Fördermittel für den Ausbau der Radverkehrsinfrastruktur sind auf Landes-, Bundes- und EU-Ebene ausreichend vorhanden, werden jedoch häufig genug nicht abgerufen. Allein die Bundesregierung hat zuletzt die Mittel für den Ausbau der Radverkehrsinfrastruktur erheblich erhöht: bis 2023 sollen zusätzliche 900 Millionen Euro fließen. Der ADFC hatte die Verantwortlichen Ende vergangenen Jahres öffentlich aufgefordert, solche Fördermittel für eigene Projekte auch wirklich abzufordern.

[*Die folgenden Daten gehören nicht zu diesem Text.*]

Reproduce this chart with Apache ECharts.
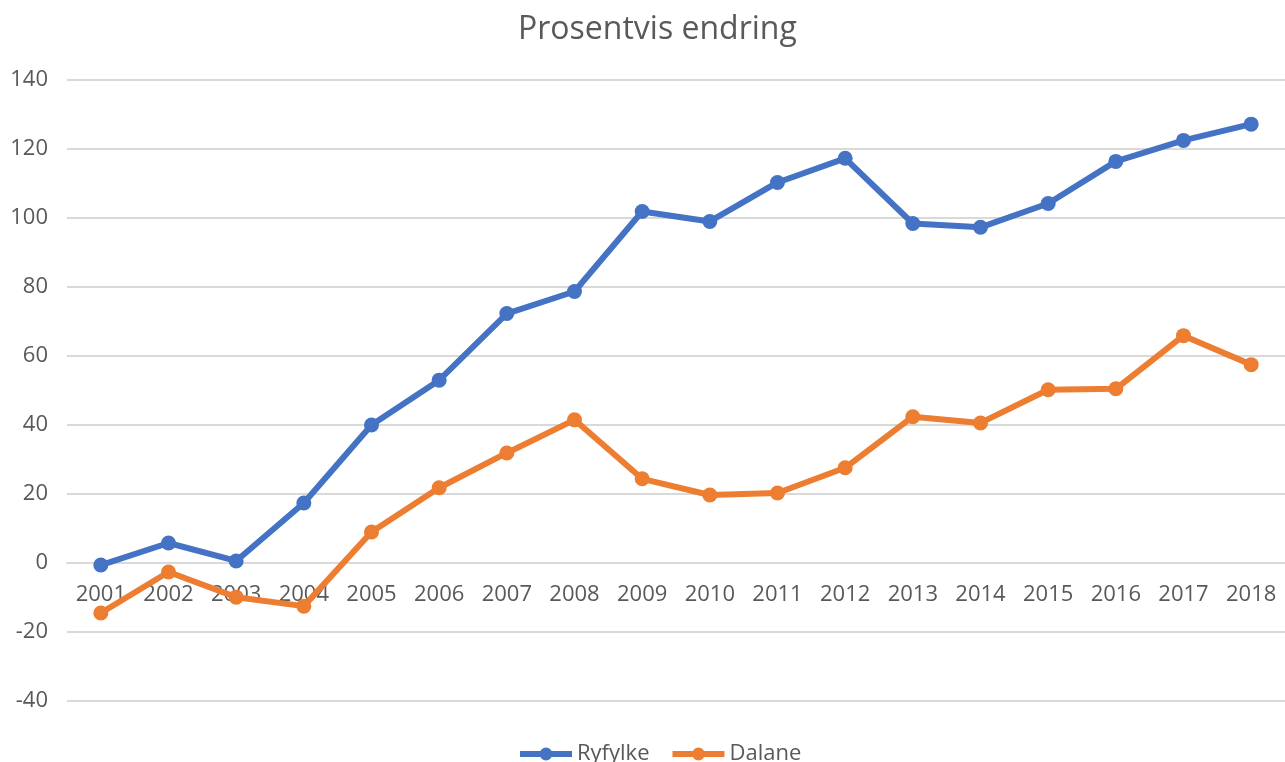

Das Kostenargument ist ein Totschlagsargument mit dem man künftig auch die radverkehrsfreundliche Anpassung aller übrigen 115 Natursteinstraßen und alle weiteren Maßnahmen zur Radverkehrsförderung beerdigen könnte. Dies jedoch ist nicht hinnehmbar! Immer wieder ist zu beobachten, dass Radfahrende wegen der schlechten Befahrbarkeit von Natursteinstraßen widerrechtlich auf Gehwege ausweichen. Kopfsteinpflaster sind in ihrer heutigen Form auch ein Problem für blinde und mobilitätseingeschränkte Menschen. Die Norderstraße hat eine hohe Bedeutung für die Erschließung der Innenstadt. Auch Natursteinstraßen müssen daher in Zukunft vielerorts fahrradfreundlicher gestaltet werden, um die mit dem „Masterplan“ angestrebte Erhöhung des Anteils klimaschonenden Radverkehrs auch wirklich zu erreichen.
Der ADFC Flensburg als Interessenvertretung der Radfahrenden betrachtet die geplante Nichtanpassung der Belagsqualität in der Norderstraße als weitere, schallende Ohrfeige für diese umweltgerechte Form stadtverträglicher Mobilität. Der Fahrradclub wendet sich daher entschieden gegen die fahrradunfreundliche Verletzung der Vorgaben des „Masterplans Mobilität“ und fordert von der Ratsversammlung entschlossen dessen Einhaltung.